Enron employed other tricks. Deal makers regularly revisited large existing contracts—some more than five years old—to see if they could somehow squeeze out a few million more in earnings. Sometimes the contracts were restructured or renegotiated; other times, they were simply reinterpreted in ways that made them appear more profitable. “When the last-minute call for earnings went out,” says one high-level deal maker, “I’d go: ‘Which contracts did I do five years ago that had potential value?’ A lot of them you could remark.” Skilling himself labeled the contract portfolio “a gold mine.”

Earnings projections on mark-to-market deals, based on complex models, were reexamined. Was it possible to be a little more optimistic? A small move in a long-term pricing curve could generate millions in extra accounting profits. The curves often went so far into the future that drawing them was already little more than an educated guess. The danger was that skewing curves to generate more profits was not only improper but also raised the likelihood that the curves would turn out to be way off base, producing a big mismatch between Enron’s projections and a reality it would eventually have to face. But that, of course, was a future concern, far removed from the crisis of the immediate quarter.

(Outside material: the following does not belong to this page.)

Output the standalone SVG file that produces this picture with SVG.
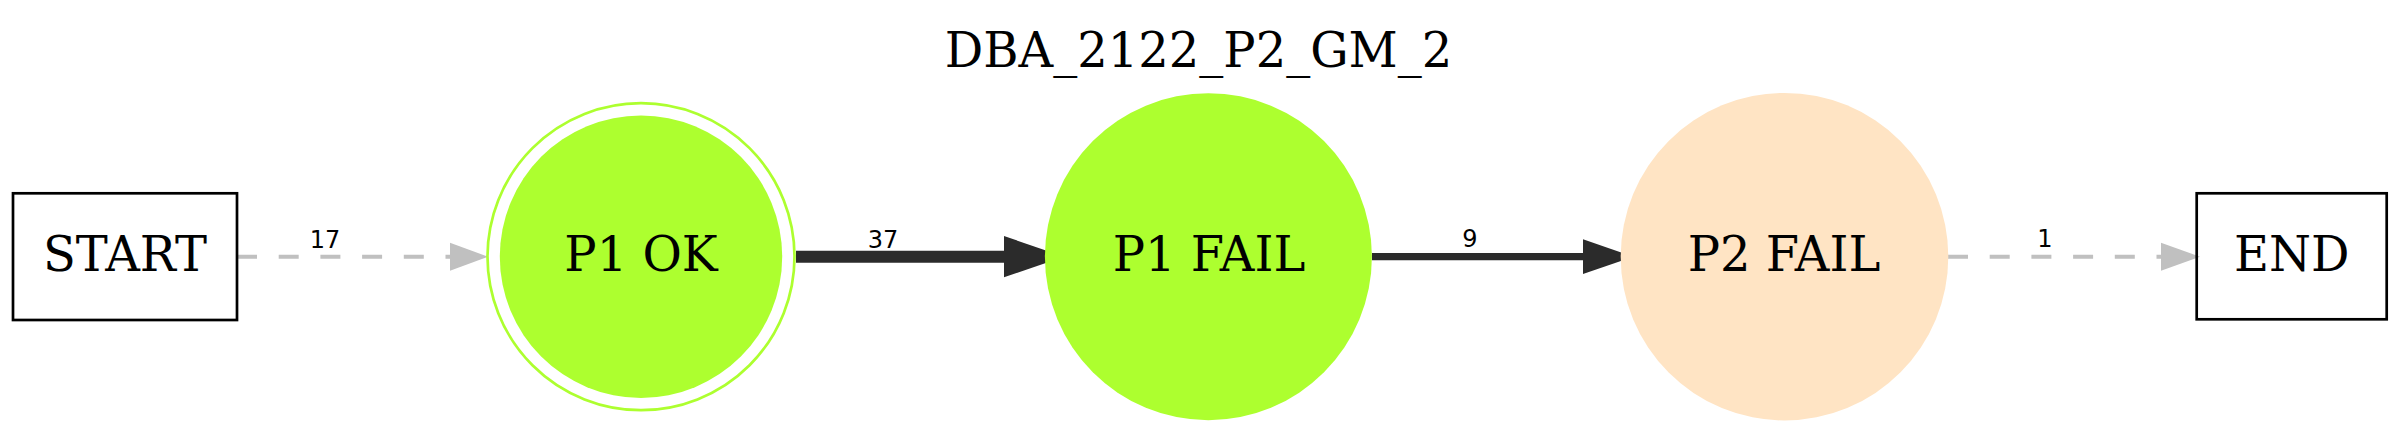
<svg xmlns="http://www.w3.org/2000/svg" width="2400" height="434" viewBox="0 0 2400 434">
<style>
.bg{fill:#ffffff}
.box{fill:none;stroke:#000000;stroke-width:2.7}
.t{font-family:"DejaVu Serif","Liberation Serif",serif;font-size:48px;fill:#000000;text-anchor:middle}
.lbl{font-family:"DejaVu Sans","Liberation Sans",sans-serif;font-size:24px;fill:#000000;text-anchor:middle}
.dash{stroke:#c0c0c0;stroke-width:4;stroke-dasharray:20,21.7;fill:none}
.dashhead{fill:#c0c0c0}
.solid{stroke:#2b2b2b;fill:none}
.solidhead{fill:#2b2b2b}
</style>
<rect class="bg" x="0" y="0" width="2400" height="434"/>
<text class="t" x="1198.5" y="66.7">DBA_2122_P2_GM_2</text>
<g id="connectors">
  <g id="e_start_p1ok">
    <line class="dash" x1="237" y1="256.7" x2="450" y2="256.7"/>
    <polygon class="dashhead" points="450,242.7 488,256.7 450,270.7"/>
    <text class="lbl" x="325" y="247.7">17</text>
  </g>
  <g id="e_p1ok_p1fail">
    <line class="solid" stroke-width="12" x1="796" y1="256.7" x2="1005" y2="256.7"/>
    <polygon class="solidhead" points="1004,236 1064,256.7 1004,277.3"/>
    <text class="lbl" x="883" y="247.7">37</text>
  </g>
  <g id="e_p1fail_p2fail">
    <line class="solid" stroke-width="7.3" x1="1372" y1="256.7" x2="1584" y2="256.7"/>
    <polygon class="solidhead" points="1583,239.3 1633.3,256.7 1583,274"/>
    <text class="lbl" x="1470" y="246.7">9</text>
  </g>
  <g id="e_p2fail_end">
    <line class="dash" x1="1948" y1="256.7" x2="2161" y2="256.7"/>
    <polygon class="dashhead" points="2161,242.7 2200,256.7 2161,270.7"/>
    <text class="lbl" x="2045" y="246.7">1</text>
  </g>
</g>
<g id="START">
  <rect class="box" x="13" y="193.3" width="224" height="126.7"/>
  <text class="t" x="125" y="270.7">START</text>
</g>
<g id="P1_OK">
  <circle cx="641" cy="256.7" r="153.5" fill="none" stroke="#adff2f" stroke-width="2.7"/>
  <circle cx="641" cy="256.7" r="141.2" fill="#adff2f"/>
  <text class="t" x="641" y="270.7">P1 OK</text>
</g>
<g id="P1_FAIL">
  <circle cx="1208.4" cy="256.7" r="163.5" fill="#adff2f"/>
  <text class="t" x="1209" y="270.7">P1 FAIL</text>
</g>
<g id="P2_FAIL">
  <circle cx="1784.5" cy="256.7" r="163.8" fill="#ffe4c4"/>
  <text class="t" x="1784" y="270.7">P2 FAIL</text>
</g>
<g id="END">
  <rect class="box" x="2196.7" y="193.3" width="190" height="126"/>
  <text class="t" x="2291.7" y="270.7">END</text>
</g>
</svg>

Another trick was to delay recording losses. At the end of each quarter, for example, Enron was supposed to write off its dead deals. To review what needed to be booked, Causey met individually with the heads of the origination groups. At one meeting, an executive recalled, Causey kept coming back to a dead deal and asking: Was it possible the deal was still alive?

It wasn’t, responded the executive.

“So there’s no chance of it coming back?”